The Twins signed Dylan Bundy to a 1-year, $5 million deal on Wednesday night, with a $1 million buyout on an $11 million club option for 2023. The move came just hours before the MLB owners unanimously enforced a lockout of the players. The signing of Bundy shouldn’t alter the fact that the Twins front office receives a ‘doing the bare minimum’ grade in improving the starting rotation thus far in free agency. Frustratingly, we’ll have to wait to see how the story plays out. In Bundy, however, the Twins have signed a solid upside arm they hope will have a Robbie Ray type impact season in 2023.
What range of outcomes does Bundy offer? How might the Twins tweak his approach to maximize a high upside play? Let’s dig into the numbers.
Conveniently, Bundy has shown his entire range of outcomes in his past two seasons with the Angels. Last season, he was rancid. In 90 2/3 innings he managed a 6.06 ERA (4.83 xERA), a 21.2% K%, and 0.0 fWAR. Woof. Conversely, in the shortened 2020 season over 65 2/3 innings, he managed a 3.29 ERA (3.02 xERA), 27% strikeout%, and 2.0 fWAR, that’s a 6.0 fWAR pace over a full season, phew!
To put that all visually, here is 2020 and 2021 next to each other.
In incredibly simple terms, a Bundy season splitting the difference of those two outcomes would generate approximately a 2.5 fWAR season which is nothing to be sneezed at and a solid start to what needs to be an extensive overhaul of a non-existent rotation for the Twins before the 2022 season kicks off. So what attracted the Twins to Bundy, and how might they try and tweak his approach next season?
Here’s what attracted the Twins to Dylan Bundy.
Bundy has a nasty slider. In 2020, he threw it 25% of the time. In 2021, he threw it just 21%. Expect that figure to skyrocket in 2022. It’s by far his best pitch and was worth over four runs in 2021. The Twins will have him throw it 30% of the time or more.
It’s notable that Bundy’s slider location was one of the primary reasons he struggled in 2021. In 2020, the heat map has it right in the corner of the strike zone, as opposed to far more centrally located in 2021. Regaining command of that pitch will be critical to his success in 2022.
Another reason the Twins were likely attracted to Bundy is his fastball. Long gone are the days when Bundy was a top prospect throwing his fastball in the high-90s. It does, however, have an extremely high spin rate, the Twins’ most obvious fastball-related tendency. Bundy’s formula with the Twins will be fastballs high in the zone a la Jake Odorizzi and a high volume of sliders down and away to right-handed hitters.
In my opinion, there’s not much to dislike about the Bundy move.

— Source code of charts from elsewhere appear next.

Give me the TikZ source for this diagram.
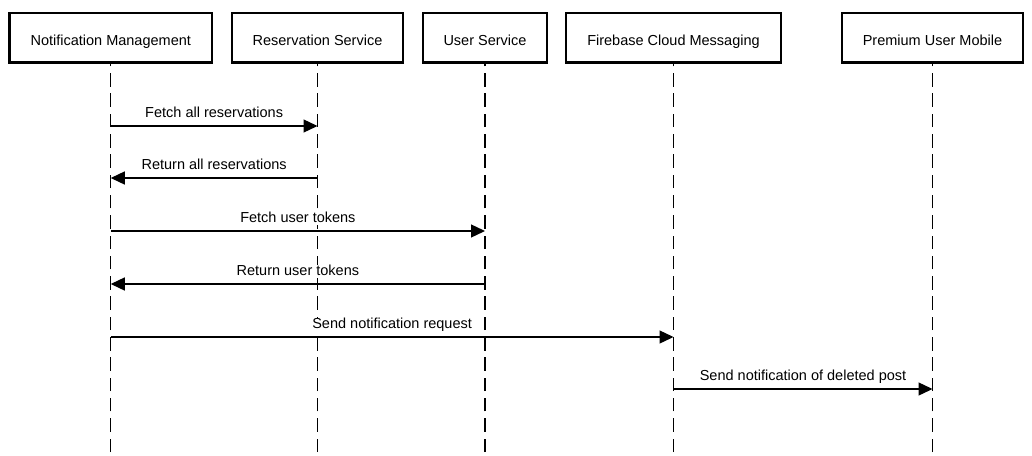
\documentclass[tikz,border=0pt]{standalone}
\usepackage{fontspec}
\setmainfont{Liberation Sans}
\usetikzlibrary{arrows.meta}

\tikzset{
	actor/.style={draw, line width=2.6pt, minimum height=49.5pt, inner sep=0pt, text height=15pt, text depth=0pt, font=\fontsize{14.5}{17}\selectfont},
	lifeline/.style={line width=1.2pt, dash pattern=on 13.5pt off 6.8pt},
	msg/.style={line width=1.3pt, -{Triangle[length=14pt,width=13pt]}},
	msglabel/.style={above=5pt, fill=white, inner sep=0pt, text depth=3pt, font=\fontsize{14.5}{17}\selectfont}
}

\begin{document}
\begin{tikzpicture}[x=1pt, y=-1pt]
	\useasboundingbox (0,0) rectangle (1032,455);
	\node [actor, minimum width=202.5pt] (nm) at (110.75,37.8) {Notification Management};
	\node [actor, minimum width=171pt] (rs) at (317.5,37.8) {Reservation Service};
	\node [actor, minimum width=124pt] (us) at (485,37.8) {User Service};
	\node [actor, minimum width=215pt] (fcm) at (673.5,37.8) {Firebase Cloud Messaging};
	\node [actor, minimum width=181pt] (pum) at (932.5,37.8) {Premium User Mobile};
	\coordinate (bottom) at (0,452);
	\foreach \a in {nm, rs, us, fcm, pum}
		\draw [lifeline] (\a |- bottom) -- (\a.south);
	\coordinate (m1) at (0,126);
	\coordinate (m2) at (0,178);
	\coordinate (m3) at (0,231);
	\coordinate (m4) at (0,284);
	\coordinate (m5) at (0,337);
	\coordinate (m6) at (0,389);
	\draw [msg] (nm |- m1) -- (rs |- m1) node [midway, msglabel] {Fetch all reservations};
	\draw [msg] (rs |- m2) -- (nm |- m2) node [midway, msglabel] {Return all reservations};
	\draw [msg] (nm |- m3) -- (us |- m3) node [midway, msglabel] {Fetch user tokens};
	\draw [msg] (us |- m4) -- (nm |- m4) node [midway, msglabel] {Return user tokens};
	\draw [msg] (nm |- m5) -- (fcm |- m5) node [midway, msglabel] {Send notification request};
	\draw [msg] (fcm |- m6) -- (pum |- m6) node [midway, msglabel] {Send notification of deleted post};
\end{tikzpicture}
\end{document}
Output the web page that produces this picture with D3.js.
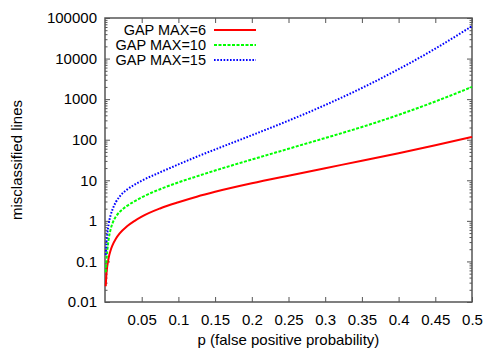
<!DOCTYPE html>
<html>
<head>
<meta charset="utf-8">
<script src="https://cdn.jsdelivr.net/npm/d3@7"></script>
<style>
  body { margin: 0; background: #fff; }
  text { font-family: "Liberation Sans", Arial, Helvetica, sans-serif; }
</style>
</head>
<body>
<div id="chart"></div>
<script>
// values
const pValues = [0.001, 0.002, 0.003, 0.005, 0.0075, 0.01, 0.015, 0.02, 0.03, 0.04, 0.05,
                 0.075, 0.1, 0.125, 0.15, 0.2, 0.25, 0.3, 0.35, 0.4, 0.45, 0.5];
const gap6  = [0.0245, 0.05, 0.074, 0.123, 0.184, 0.245, 0.367, 0.49, 0.733, 0.989, 1.27,
               2.02, 2.88, 3.94, 5.19, 8.41, 13.0, 19.9, 30.3, 46.6, 73.0, 117];
const gap10 = [0.054, 0.105, 0.174, 0.355, 0.603, 0.851, 1.29, 1.66, 2.34, 3.02, 3.8,
               6.03, 8.86, 12.5, 17.4, 32.5, 59.8, 110, 206, 409, 875, 1995];
const gap15 = [0.145, 0.288, 0.457, 0.832, 1.35, 1.86, 2.95, 3.98, 5.89, 7.76, 9.77,
               15.7, 24.6, 38.1, 57.5, 129, 295, 716, 1884, 5465, 17580, 63100];

const seriesNames = ["GAP MAX=6", "GAP MAX=10", "GAP MAX=15"];
const xTicks = [0.05, 0.1, 0.15, 0.2, 0.25, 0.3, 0.35, 0.4, 0.45, 0.5];
const yTicks = [0.01, 0.1, 1, 10, 100, 1000, 10000, 100000];

const width = 498;
const height = 349;
const margin = { top: 18, right: 26, bottom: 47, left: 105 };

const svg = d3.select("#chart")
  .append("svg")
  .attr("width", width)
  .attr("height", height);

const x = d3.scaleLinear()
  .domain([0, 0.5])
  .range([margin.left, width - margin.right]);

const y = d3.scaleLog()
  .domain([0.01, 100000])
  .range([height - margin.bottom, margin.top]);

// minor ticks 2..9 per decade
const yMinor = [];
yTicks.slice(0, -1).forEach(d => {
  for (let k = 2; k <= 9; k++) yMinor.push(d * k);
});

const fmtY = d => (d >= 1 ? d3.format("d")(d) : String(d));

function styleAxis(g) {
  g.select(".domain").remove();
  g.selectAll(".tick line").attr("stroke", "#555").attr("stroke-width", 1);
  g.selectAll(".tick text").attr("fill", "#000").style("font-size", "15px");
}

// bottom / top
svg.append("g")
  .attr("transform", `translate(0,${height - margin.bottom})`)
  .call(d3.axisBottom(x).tickValues(xTicks).tickSize(-5).tickPadding(12).tickSizeOuter(0).tickFormat(d => String(d)))
  .call(styleAxis);

svg.append("g")
  .attr("transform", `translate(0,${margin.top})`)
  .call(d3.axisTop(x).tickValues(xTicks).tickSize(-5).tickSizeOuter(0).tickFormat(""))
  .call(styleAxis);

// left / right
svg.append("g")
  .attr("transform", `translate(${margin.left},0)`)
  .call(d3.axisLeft(y).tickValues(yTicks).tickSize(-5).tickPadding(8).tickSizeOuter(0).tickFormat(fmtY))
  .call(styleAxis);

svg.append("g")
  .attr("transform", `translate(${margin.left},0)`)
  .call(d3.axisLeft(y).tickValues(yMinor).tickSize(-2.5).tickSizeOuter(0).tickFormat(""))
  .call(styleAxis);

svg.append("g")
  .attr("transform", `translate(${width - margin.right},0)`)
  .call(d3.axisRight(y).tickValues(yTicks).tickSize(-5).tickSizeOuter(0).tickFormat(""))
  .call(styleAxis);

svg.append("g")
  .attr("transform", `translate(${width - margin.right},0)`)
  .call(d3.axisRight(y).tickValues(yMinor).tickSize(-2.5).tickSizeOuter(0).tickFormat(""))
  .call(styleAxis);

// border
svg.append("rect")
  .attr("x", margin.left)
  .attr("y", margin.top)
  .attr("width", width - margin.left - margin.right)
  .attr("height", height - margin.top - margin.bottom)
  .attr("fill", "none")
  .attr("stroke", "#555")
  .attr("stroke-width", 1.5);

// axis titles
svg.append("text")
  .attr("x", (margin.left + width - margin.right) / 2)
  .attr("y", 345)
  .attr("text-anchor", "middle")
  .style("font-size", "15px")
  .text("p (false positive probability)");

svg.append("text")
  .attr("transform", `translate(22,${(margin.top + height - margin.bottom) / 2}) rotate(-90)`)
  .attr("text-anchor", "middle")
  .style("font-size", "15px")
  .text("misclassified lines");

// curves
const series = [
  { name: seriesNames[0], values: gap6,  color: "#ff0000", dash: null,      w: 2 },
  { name: seriesNames[1], values: gap10, color: "#00ff00", dash: "3,1.5",   w: 2 },
  { name: seriesNames[2], values: gap15, color: "#0000ff", dash: "1.6,1.6", w: 2 }
];

const line = d3.line()
  .x(d => x(d[0]))
  .y(d => y(d[1]))
  .curve(d3.curveMonotoneX);

series.forEach(s => {
  svg.append("path")
    .datum(pValues.map((p, i) => [p, s.values[i]]))
    .attr("fill", "none")
    .attr("stroke", s.color)
    .attr("stroke-width", s.w)
    .attr("stroke-dasharray", s.dash)
    .attr("d", line);
});

// legend
const legendY = [30, 45, 60];
series.forEach((s, i) => {
  svg.append("text")
    .attr("x", 206)
    .attr("y", legendY[i])
    .attr("dy", "0.35em")
    .attr("text-anchor", "end")
    .style("font-size", "14.5px")
    .text(s.name);
  svg.append("line")
    .attr("x1", 214)
    .attr("x2", 256)
    .attr("y1", legendY[i])
    .attr("y2", legendY[i])
    .attr("stroke", s.color)
    .attr("stroke-width", s.w)
    .attr("stroke-dasharray", s.dash);
});
</script>
</body>
</html>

He’s a high upside play who can easily be a solid number three starting pitcher on a great contract. The nagging question which will gnaw at Twins fans throughout the lockout and make it difficult to focus on the positives of the Bundy signing in isolation, was tweeted by John Bonnes yesterday. ‘Do the Twins front office love good contracts more than good players?’ We'll have to wait and see.